Leaving out every picture, quote the data below exactly as it appears.

#### RECORDED DATA

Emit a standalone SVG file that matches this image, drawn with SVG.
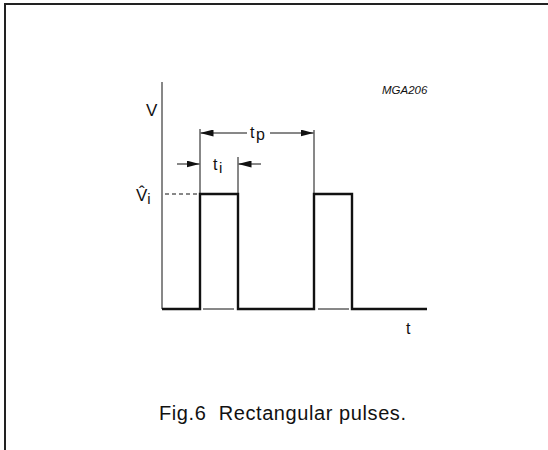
<svg xmlns="http://www.w3.org/2000/svg" width="548" height="450" viewBox="0 0 548 450">
<style>
.txt{font-family:"Liberation Sans",Arial,sans-serif;fill:#111}
.thin{stroke:#111;stroke-width:1;fill:none}
.wave{stroke:#111;stroke-width:2.4;fill:none;stroke-linejoin:miter}
</style>
<defs>
<marker id="ah" markerWidth="13" markerHeight="7" refX="13" refY="3.5" orient="auto" markerUnits="userSpaceOnUse">
<path d="M0,0 L13,3.5 L0,7 Z" fill="#111"/>
</marker>
</defs>
<rect width="548" height="450" fill="#fff"/>
<g id="frame">
<path d="M5,450 V4 H548" stroke="#222" stroke-width="2" fill="none"/>
</g>
<g id="axes">
<line x1="162" y1="82" x2="162" y2="309" class="thin"/>
<text class="txt" x="146" y="116" font-size="17">V</text>
<text class="txt" x="406" y="334" font-size="16">t</text>
</g>
<g id="waveform">
<path class="wave" d="M162,309 H200 V194 H238 V309 H314 V194 H352 V309 H427"/>
<line x1="203" y1="309" x2="234" y2="309" class="thin"/>
<line x1="318" y1="309" x2="349" y2="309" class="thin"/>
</g>
<g id="connectors">
<line x1="165" y1="194" x2="199" y2="194" class="thin" stroke-dasharray="4,3"/>
<line x1="200" y1="129" x2="200" y2="194" class="thin"/>
<line x1="238" y1="157" x2="238" y2="194" class="thin"/>
<line x1="314" y1="130" x2="314" y2="194" class="thin"/>
<line x1="247" y1="133" x2="200.5" y2="133" class="thin" marker-end="url(#ah)"/>
<line x1="270" y1="133" x2="313.5" y2="133" class="thin" marker-end="url(#ah)"/>
<line x1="177" y1="164" x2="199.5" y2="164" class="thin" marker-end="url(#ah)"/>
<line x1="261" y1="164" x2="238.5" y2="164" class="thin" marker-end="url(#ah)"/>
</g>
<g id="labels">
<text class="txt" x="250" y="138" font-size="16">t<tspan dx="1.5" dy="2" font-size="16">p</tspan></text>
<text class="txt" x="213" y="170" font-size="16">t<tspan dx="1.5" dy="3" font-size="15">i</tspan></text>
<text class="txt" x="136" y="201" font-size="17">V&#770;<tspan dy="3" font-size="15">i</tspan></text>
<text class="txt" x="382" y="94" font-size="11.5" font-style="italic">MGA206</text>
</g>
<g id="caption">
<text class="txt" x="159" y="420" font-size="20" style="white-space:pre" xml:space="preserve" textLength="247" lengthAdjust="spacing">Fig.6  Rectangular pulses.</text>
</g>
</svg>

########

## ANSWER TO THE EXERCISE
Emit a standalone SVG file that matches this image, drawn with SVG.
<svg xmlns="http://www.w3.org/2000/svg" width="548" height="450" viewBox="0 0 548 450">
<style>
.txt{font-family:"Liberation Sans",Arial,sans-serif;fill:#111}
.thin{stroke:#111;stroke-width:1;fill:none}
.wave{stroke:#111;stroke-width:2.4;fill:none;stroke-linejoin:miter}
</style>
<defs>
<marker id="ah" markerWidth="13" markerHeight="7" refX="13" refY="3.5" orient="auto" markerUnits="userSpaceOnUse">
<path d="M0,0 L13,3.5 L0,7 Z" fill="#111"/>
</marker>
</defs>
<rect width="548" height="450" fill="#fff"/>
<g id="frame">
<path d="M5,450 V4 H548" stroke="#222" stroke-width="2" fill="none"/>
</g>
<g id="axes">
<line x1="162" y1="82" x2="162" y2="309" class="thin"/>
<text class="txt" x="146" y="116" font-size="17">V</text>
<text class="txt" x="406" y="334" font-size="16">t</text>
</g>
<g id="waveform">
<path class="wave" d="M162,309 H200 V194 H238 V309 H314 V194 H352 V309 H427"/>
<line x1="203" y1="309" x2="234" y2="309" class="thin"/>
<line x1="318" y1="309" x2="349" y2="309" class="thin"/>
</g>
<g id="connectors">
<line x1="165" y1="194" x2="199" y2="194" class="thin" stroke-dasharray="4,3"/>
<line x1="200" y1="129" x2="200" y2="194" class="thin"/>
<line x1="238" y1="157" x2="238" y2="194" class="thin"/>
<line x1="314" y1="130" x2="314" y2="194" class="thin"/>
<line x1="247" y1="133" x2="200.5" y2="133" class="thin" marker-end="url(#ah)"/>
<line x1="270" y1="133" x2="313.5" y2="133" class="thin" marker-end="url(#ah)"/>
<line x1="177" y1="164" x2="199.5" y2="164" class="thin" marker-end="url(#ah)"/>
<line x1="261" y1="164" x2="238.5" y2="164" class="thin" marker-end="url(#ah)"/>
</g>
<g id="labels">
<text class="txt" x="250" y="138" font-size="16">t<tspan dx="1.5" dy="2" font-size="16">p</tspan></text>
<text class="txt" x="213" y="170" font-size="16">t<tspan dx="1.5" dy="3" font-size="15">i</tspan></text>
<text class="txt" x="136" y="201" font-size="17">V&#770;<tspan dy="3" font-size="15">i</tspan></text>
<text class="txt" x="382" y="94" font-size="11.5" font-style="italic">MGA206</text>
</g>
<g id="caption">
<text class="txt" x="159" y="420" font-size="20" style="white-space:pre" xml:space="preserve" textLength="247" lengthAdjust="spacing">Fig.6  Rectangular pulses.</text>
</g>
</svg>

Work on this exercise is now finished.